The parties, welcoming the decision, described this as a “crucial victory” for the holders of water rights in South Africa, confirming that receiving financial compensation for transferred water use entitlements is neither prohibited nor unlawful in South Africa.

The unanimous verdict, of the Constitutional Court delivered by Judge Mbuyiseli Madlanga, follows the November 2021 victory by the applicants in the Lötter, Wiid and SAAFWUA matters in the Supreme Court of Appeal.

The matter emanated from a circular issued in January 2018 in which the DWS determined that water use entitlements could not be transferred. The circular contradicted the provisions of Section 25 of the National Water Act as well as the DWS’s own interpretation of the law and its established practices in water use entitlement transfers, dating from 1998 when the Act came into effect.

“Agri SA’s view on the necessity of being able to transfer water use entitlements in accordance with Section 25 of the National Water Act has now finally been affirmed by the Constitutional Court,” says Agri SA legal and policy executive Janse Rabie.

“The ability to transfer such entitlements from one person to another, and from one property to another, is crucial with respect to efficiency in the use of water, the value of farmland, and to property entitlements in general. To that end, this judgment vindicates our steadfast resistance to government’s continued assault on property entitlements.”

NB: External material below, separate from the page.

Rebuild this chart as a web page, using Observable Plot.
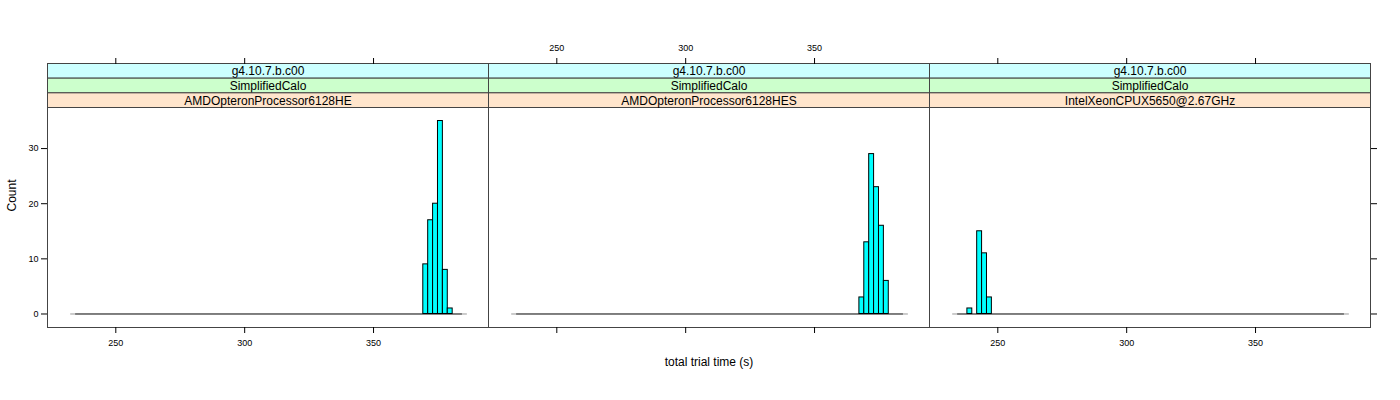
<!DOCTYPE html>
<html>
<head>
<meta charset="utf-8">
<script src="https://cdn.jsdelivr.net/npm/d3@7"></script>
<script src="https://cdn.jsdelivr.net/npm/@observablehq/plot@0.6"></script>
<style>
  body { margin: 0; background: white; }
</style>
</head>
<body>
<div id="chart"></div>
<script>
// ---- data ----
const cpuLabels = ["AMDOpteronProcessor6128HE", "AMDOpteronProcessor6128HES", "IntelXeonCPUX5650@2.67GHz"];
const versionLabels = ["g4.10.7.b.c00", "g4.10.7.b.c00", "g4.10.7.b.c00"];
const testLabels = ["SimplifiedCalo", "SimplifiedCalo", "SimplifiedCalo"];
const binStart = 234.4;
const binWidth = 1.9;
const nBins = 79;
const firstBin = [71, 70, 2];
const counts = [
  [9, 17, 20, 35, 8, 1],
  [3, 13, 29, 23, 16, 6],
  [1, 0, 15, 11, 3]
];
const xTicks = [250, 300, 350];
const yTicks = [0, 10, 20, 30];
const xTitle = "total trial time (s)";
const yTitle = "Count";

// ---- build tables ----
const bins = [];
cpuLabels.forEach((panel, p) => {
  for (let k = 0; k < nBins; k++) {
    const c = counts[p][k - firstBin[p]] ?? 0;
    bins.push({panel, x1: binStart + k * binWidth, x2: binStart + (k + 1) * binWidth, count: c});
  }
});
const bars = bins.filter(d => d.count > 0);
const binEnd = binStart + nBins * binWidth;
const baseline = cpuLabels.map(panel => ({panel, x1: binStart, x2: binEnd}));
const baseEdges = cpuLabels.flatMap(panel => [
  {panel, x1: binStart - binWidth, x2: binStart},
  {panel, x1: binEnd, x2: binEnd + binWidth}
]);
const strips = cpuLabels.map((panel, p) => ({panel, version: versionLabels[p], test: testLabels[p]}));
const bottomLabels = [0, 2].flatMap(p => xTicks.map(v => ({panel: cpuLabels[p], v})));
const topLabels = [1].flatMap(p => xTicks.map(v => ({panel: cpuLabels[p], v})));

// ---- layout ----
const W = 1400, H = 400;
const mT = 63, mB = 73, mL = 47, mR = 30;
const frameH = H - mT - mB;
const stripH = 44 / 3;
const dataTop = mT + 3 * stripH;
const font = "'Liberation Sans', Arial, Helvetica, sans-serif";
const stripColors = ["#ccffff", "#ccffcc", "#ffe5cc"];
const stripText = [d => d.version, d => d.test, d => d.panel];
const tickFont = 9;

const marks = [];
stripColors.forEach((col, j) => {
  marks.push(Plot.frame({fill: col, stroke: "#444", insetTop: j * stripH, insetBottom: frameH - (j + 1) * stripH}));
  marks.push(Plot.text(strips, {fx: "panel", text: stripText[j], frameAnchor: "top", dy: j * stripH + stripH / 2 + 0.5, lineAnchor: "middle", fontSize: 12, fill: "black"}));
});
marks.push(
  Plot.ruleY(baseEdges, {fx: "panel", y: 0, x1: "x1", x2: "x2", stroke: "#999"}),
  Plot.ruleY(baseline, {fx: "panel", y: 0, x1: "x1", x2: "x2", stroke: "black"}),
  Plot.rectY(bars, {fx: "panel", x1: "x1", x2: "x2", y: "count", fill: "#00ffff", stroke: "black", strokeWidth: 1}),
  Plot.frame({stroke: "#444"}),
  Plot.axisY({anchor: "left", ticks: yTicks, tickSize: 6, tickPadding: 3, label: null, facetAnchor: "left", fontSize: tickFont}),
  Plot.axisY({anchor: "right", ticks: yTicks, tickSize: 6, tickFormat: () => "", label: null, facetAnchor: "right"}),
  Plot.axisX({anchor: "bottom", ticks: xTicks, tickSize: 6, tickFormat: () => "", label: null, facetAnchor: "bottom"}),
  Plot.axisX({anchor: "top", ticks: xTicks, tickSize: 6, tickFormat: () => "", label: null, facetAnchor: "top"}),
  Plot.text(bottomLabels, {fx: "panel", x: "v", text: d => String(d.v), frameAnchor: "bottom", dy: 16, lineAnchor: "middle", fontSize: tickFont}),
  Plot.text(topLabels, {fx: "panel", x: "v", text: d => String(d.v), frameAnchor: "top", dy: -15, lineAnchor: "middle", fontSize: tickFont}),
  Plot.text([{panel: cpuLabels[1], t: xTitle}], {fx: "panel", text: "t", frameAnchor: "bottom", dy: 35, lineAnchor: "middle", fontSize: 12}),
  Plot.text([yTitle], {text: d => d, frameAnchor: "left", dx: -35, dy: 16, rotate: -90, lineAnchor: "middle", fontSize: 12, facetAnchor: "left"})
);

const chart = Plot.plot({
  width: W,
  height: H,
  marginTop: mT,
  marginBottom: mB,
  marginLeft: mL,
  marginRight: mR,
  style: {fontFamily: font, background: "white", overflow: "visible", color: "black"},
  fx: {domain: cpuLabels, padding: 0, axis: null},
  x: {domain: [223.5, 394.6], axis: null},
  y: {domain: [-2.45, 37.45], range: [H - mB, dataTop], axis: null},
  marks
});
document.getElementById("chart").appendChild(chart);
</script>
</body>
</html>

SAAFWUA CEO Nic Knoetze says that the organisation decided in 2018 to ask for a declaratory court order because the interpretation of sections 25(1) and 25(2) had a negative impact on the water user (irrigation farmer) and the Water Users Association (WUA) or Irrigation Board.

The judgment by the High Court forced the applicants Lötter and Wiid, whose cases Agri SA financially supported, and SAAFWUA to appeal.

The favourable ruling by the Constitutional Court will now enable WUAs and Irrigation Boards to manage water effectively and sustainably at the local level.

“The Constitutional Court’s ruling stands to benefit the agricultural sector on various fronts. Agri SA will continue to engage with and influence government to create and maintain a regulatory and policy environment and society in which all farmers can thrive,” concludes Agri SA president Jaco Minnaar.